#### Task details
Starting with the first line of the data below, copy each line up to and including the one containing "(0,0) rectangle (1585,747);". Pictures stay out.
____________
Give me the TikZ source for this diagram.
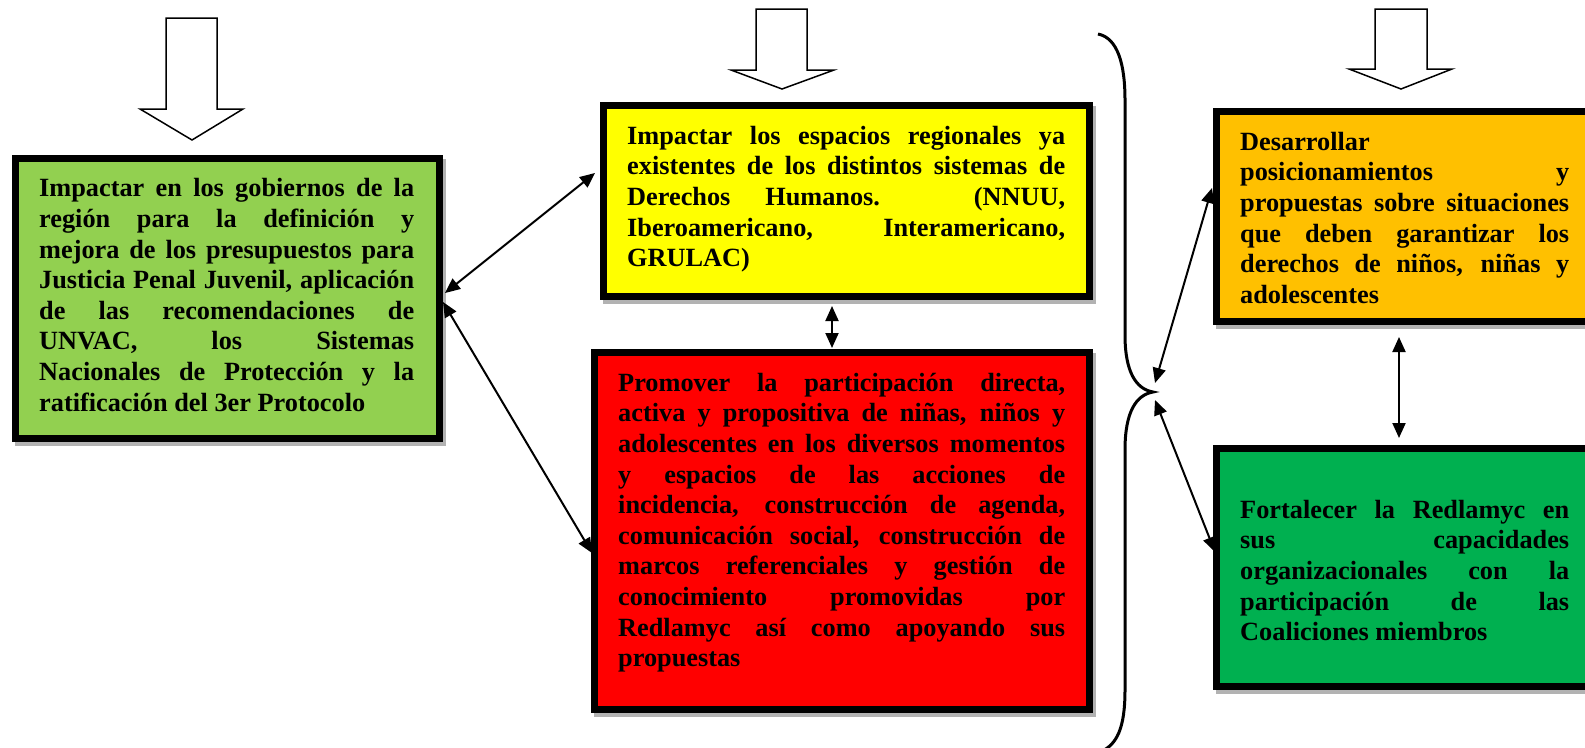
\documentclass[tikz,border=0pt]{standalone}
\usepackage{fontspec}
\setmainfont{Liberation Serif}
\usetikzlibrary{arrows.meta,backgrounds}
\definecolor{cgreenL}{HTML}{92D050}
\definecolor{cyellow}{HTML}{FFFF00}
\definecolor{cred}{HTML}{FF0000}
\definecolor{corange}{HTML}{FFC000}
\definecolor{cgreenR}{HTML}{00B050}
\newdimen\tw
\newcommand\jl[1]{\hbox to\tw{#1}}
\newcommand\lastl[1]{\hbox{#1}}
\begin{document}
\begin{tikzpicture}[x=1pt,y=-1pt,
  box/.style={draw=black,line width=7pt,rectangle,inner sep=0pt},
  txt/.style={anchor=north west,inner sep=0pt,font=\fontsize{26.3}{30.6}\selectfont\bfseries},
  dbl/.style={line width=2pt,{Triangle[length=15pt,width=13pt]}-{Triangle[length=15pt,width=13pt]}},
  hollow/.style={draw=black,fill=white,line width=1.5pt,line join=miter},
  bracestyle/.style={line width=3pt}
]
\useasboundingbox (0,0) rectangle (1585,747);

% hollow down arrows
\draw[hollow] (166,18) -- (217,18) -- (217,109) -- (243,109) -- (192,140) -- (140,109) -- (166,109) -- cycle;
\draw[hollow] (756,9) -- (807,9) -- (807,70) -- (834,70) -- (782,89) -- (731,70) -- (756,70) -- cycle;
\draw[hollow] (1375,9) -- (1427,9) -- (1427,69) -- (1452,69) -- (1401,89) -- (1349,69) -- (1375,69) -- cycle;

% boxes
\node[box,fill=cgreenL,minimum width=424,minimum height=280] (gL) at (227.5,298.5) {};
\node[box,fill=cyellow,minimum width=486,minimum height=191] (yL) at (846.5,201) {};
\node[box,fill=cred,minimum width=495,minimum height=357] (rL) at (842,531) {};
\node[box,fill=corange,minimum width=378,minimum height=210] (oL) at (1405.5,216.5) {};
\node[box,fill=cgreenR,minimum width=378,minimum height=238] (gR) at (1405.5,567.5) {};

\begin{scope}[on background layer]
  \foreach \n in {gL,yL,rL,oL,gR}
    \fill[gray!60] ([shift={(3,4)}]\n.north west) rectangle ([shift={(3,4)}]\n.south east);
\end{scope}

% texts
\node[txt] (tgL) at (39,175.3) {\tw=375pt\vtop{\normalbaselines
  \jl{\strut Impactar en los gobiernos de la}\jl{región para la definición y}\jl{mejora de los presupuestos para}\jl{Justicia Penal Juvenil, aplicación}\jl{de las recomendaciones de}\jl{UNVAC, los Sistemas}\jl{Nacionales de Protección y la}\lastl{ratificación del 3er Protocolo}}};
\node[txt] (tyL) at (627,122.6) {\tw=438pt\vtop{\normalbaselines
  \jl{\strut Impactar los espacios regionales ya}\jl{existentes de los distintos sistemas de}\jl{Derechos Humanos. (NNUU,}\jl{Iberoamericano, Interamericano,}\lastl{GRULAC)}}};
\node[txt] (trL) at (618,369.6) {\tw=447pt\vtop{\normalbaselines
  \jl{\strut Promover la participación directa,}\jl{activa y propositiva de niñas, niños y}\jl{adolescentes en los diversos momentos}\jl{y espacios de las acciones de}\jl{incidencia, construcción de agenda,}\jl{comunicación social, construcción de}\jl{marcos referenciales y gestión de}\jl{conocimiento promovidas por}\jl{Redlamyc así como apoyando sus}\lastl{propuestas}}};
\node[txt] (toL) at (1240,128.6) {\tw=329pt\vtop{\normalbaselines
  \lastl{\strut Desarrollar}\jl{posicionamientos y}\jl{propuestas sobre situaciones}\jl{que deben garantizar los}\jl{derechos de niños, niñas y}\lastl{adolescentes}}};
\node[txt] (tgR) at (1240,496.6) {\tw=329pt\vtop{\normalbaselines
  \jl{\strut Fortalecer la Redlamyc en}\jl{sus capacidades}\jl{organizacionales con la}\jl{participación de las}\lastl{Coaliciones miembros}}};

% brace
\draw[bracestyle] (1098,34) .. controls (1118,38) and (1125,65) .. (1125,100) -- (1125,335) .. controls (1125,372) and (1136,389) .. (1153,392) .. controls (1136,395) and (1125,412) .. (1125,450) -- (1125,690) .. controls (1125,728) and (1117,745) .. (1100,752);
\coordinate (bt) at (1153,392);

% connectors
\draw[dbl] ([shift={(2,-5.5)}]gL.east) -- ([shift={(-5,-28)}]yL.west);
\draw[dbl] ([shift={(0,3.5)}]gL.east) -- ([shift={(1,22)}]rL.west);
\draw[dbl] ([shift={(-14.5,6)}]yL.south) -- ([shift={(-10,-1)}]rL.north);
\draw[dbl] ([shift={(2,-9)}]bt) -- ([shift={(-1,-28.5)}]oL.west);
\draw[dbl] ([shift={(2,8)}]bt) -- ([shift={(2,-15.5)}]gR.west);
\draw[dbl] ([shift={(-6.5,12)}]oL.south) -- ([shift={(-6.5,-7)}]gR.north);
\end{tikzpicture}
\end{document}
____________
#### Answer to this problem
Give me the TikZ source for this diagram.
\documentclass[tikz,border=0pt]{standalone}
\usepackage{fontspec}
\setmainfont{Liberation Serif}
\usetikzlibrary{arrows.meta,backgrounds}
\definecolor{cgreenL}{HTML}{92D050}
\definecolor{cyellow}{HTML}{FFFF00}
\definecolor{cred}{HTML}{FF0000}
\definecolor{corange}{HTML}{FFC000}
\definecolor{cgreenR}{HTML}{00B050}
\newdimen\tw
\newcommand\jl[1]{\hbox to\tw{#1}}
\newcommand\lastl[1]{\hbox{#1}}
\begin{document}
\begin{tikzpicture}[x=1pt,y=-1pt,
  box/.style={draw=black,line width=7pt,rectangle,inner sep=0pt},
  txt/.style={anchor=north west,inner sep=0pt,font=\fontsize{26.3}{30.6}\selectfont\bfseries},
  dbl/.style={line width=2pt,{Triangle[length=15pt,width=13pt]}-{Triangle[length=15pt,width=13pt]}},
  hollow/.style={draw=black,fill=white,line width=1.5pt,line join=miter},
  bracestyle/.style={line width=3pt}
]
\useasboundingbox (0,0) rectangle (1585,747);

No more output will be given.